In an emergency, would you be willing to stop and help another person get to safety, even if it meant risking your own life? One man did just that, but according to him, it doesn’t make him a hero.
A tearful Catherine Ouellet says she can’t thank enough the man she calls a hero after he carried her 80-year-old aunt away from the wreckage of Air Canada Flight 624 after it crashed just after midnight Sunday.
Steve Earle reluctantly came forward Tuesday morning after his friends saw that Ouellet was using CBC to try to find him, following the crash on a runway at Halifax Stanfield International Airport. The plane slammed to the ground while trying to land in a snowstorm.
In the minutes after the crash, Ruth Macumber struggled to get down the emergency exit and away from the plane.

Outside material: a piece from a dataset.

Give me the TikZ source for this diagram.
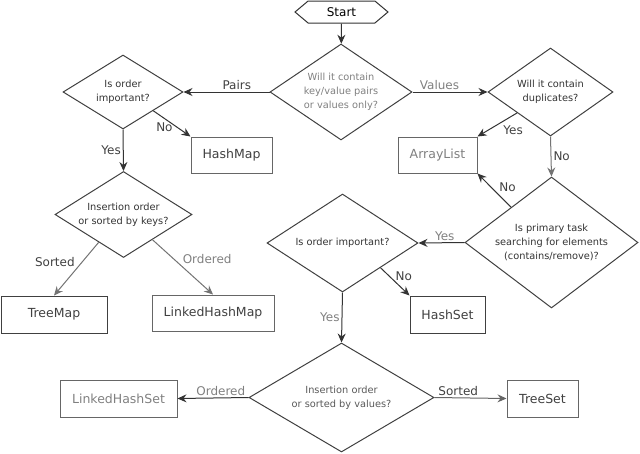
\documentclass[tikz,border=0pt]{standalone}
\usepackage{fontspec}
\setmainfont{DejaVu Sans}
\usetikzlibrary{shapes.geometric,shapes.symbols,arrows.meta,calc}

\begin{document}
\begin{tikzpicture}[x=1pt,y=-1pt,line width=1pt,
  dec/.style={diamond,draw=black!75,inner sep=0pt},
  dtxt/.style={font=\fontsize{9.8}{14}\selectfont,align=center,text=black!80},
  box/.style={rectangle,draw=black!75,inner sep=0pt,minimum height=36,font=\fontsize{12.5}{14}\selectfont,text=black!75},
  arr/.style={draw=black!80,-{Stealth[length=9pt,width=8pt,inset=3pt]}},
  lbl/.style={font=\fontsize{12}{14}\selectfont,text=black!75,inner sep=2pt},
  lt/.style={text=black!50}]
\useasboundingbox (0,0) rectangle (640,453);
\node[draw=black!80,signal,signal to=west and east,signal pointer angle=80,minimum width=93,minimum height=22,inner sep=0pt,font=\fontsize{12}{14}\selectfont] (start) at (341.5,12) {Start};
% questions
\node[dec,minimum width=142,minimum height=96,label={[dtxt,lt]center:{Will it contain\\key/value pairs\\or values only?}}] (q1) at (341,92) {};
\node[dec,minimum width=120,minimum height=74,label={[dtxt]center:{Is order\\important?}}] (q2) at (123,92) {};
\node[dec,minimum width=137,minimum height=86,label={[dtxt]center:{Insertion order\\or sorted by keys?}}] (q3) at (123.5,214.5) {};
\node[dec,minimum width=125,minimum height=88,label={[dtxt]center:{Will it contain\\duplicates?}}] (q4) at (550.5,92) {};
\node[dec,minimum width=173,minimum height=131,label={[dtxt]center:{Is primary task\\searching for elements\\(contains/remove)?}}] (q5) at (551.5,242.5) {};
\node[dec,minimum width=151,minimum height=98,label={[dtxt]center:{Is order important?}}] (q6) at (342.5,243) {};
\node[dec,minimum width=185,minimum height=109,label={[dtxt,text=black!65]center:{Insertion order\\or sorted by values?}}] (q7) at (341.5,397.5) {};
% answers
\node[box,minimum width=81,draw=black!60] (hmap) at (231.5,155) {HashMap};
\node[box,minimum width=106,minimum height=37] (tmap) at (54,314.5) {TreeMap};
\node[box,minimum width=122,draw=black!60] (lhmap) at (213,313) {LinkedHashMap};
\node[box,minimum width=79,draw=black!60,lt] (alist) at (437.5,155) {ArrayList};
\node[box,minimum width=75,minimum height=37] (hset) at (447.5,314.5) {HashSet};
\node[box,minimum width=117,minimum height=37,draw=black!60,lt] (lhset) at (118.5,398.5) {LinkedHashSet};
\node[box,minimum width=71,minimum height=37,draw=black!60] (tset) at (542.5,398.5) {TreeSet};

\draw[arr] (start) -- (q1);
\draw[arr] (q1.west) -- node[lbl,pos=.38,above] {Pairs} (q2.east);
\draw[arr] (q2.south east) -- node[lbl,pos=.3,below,yshift=-2] {No} (hmap.north west);
\draw[arr] (q2.south) -- node[lbl,left] {Yes} (q3.north);
\draw[arr,draw=black!55] ($(q3.south)!.36!(q3.west)$) -- node[lbl,pos=.37,left,xshift=-5] {Sorted} (tmap.north);
\draw[arr,draw=black!55] ($(q3.south)!.42!(q3.east)$) -- node[lbl,lt,pos=.36,right,xshift=6] {Ordered} (lhmap.north);
\draw[arr] (q1.east) -- node[lbl,lt,pos=.36,above] {Values} (q4.west);
\draw[arr] ($(q4.south)!.53!(q4.west)$) -- node[lbl,pos=.1,below,yshift=-8] {Yes} (alist.north east);
\draw[arr,draw=black!55] (q4.south) -- node[lbl,right] {No} (q5.north);
\draw[arr] ($(q5.north)!.465!(q5.west)$) -- node[lbl,pos=.6,right,xshift=6] {No} (alist.south east);
\draw[arr] (q5.west) -- node[lbl,lt,pos=.43,above] {Yes} (q6.east);
\draw[arr] (q6.south east) -- node[lbl,pos=.3,right,xshift=4] {No} (hset.north west);
\draw[arr] (q6.south) -- node[lbl,lt,left] {Yes} (q7.north);
\draw[arr] (q7.west) -- node[lbl,lt,pos=.39,above] {Ordered} (lhset.east);
\draw[arr,draw=black!60] (q7.east) -- node[lbl,pos=.33,above] {Sorted} (tset.west);
\end{tikzpicture}
\end{document}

She uses a walker, and without it found it hard to walk.
Earle, who was sitting in the same row as Macumber and Ouellet, stepped up to help.
“It’s not heroism, it’s being human,” Earle said. “I just happened to be the guy that was there. I just happened to be the guy sitting in that row. That’s all.”
The real heroes of the world are the people like this man, who quietly do what needs to be done without needing a lot of attention and fanfare. He may not believe that anyone would do what he did, but it’s sadly not true, and that’s why what he did is resonating with so many people.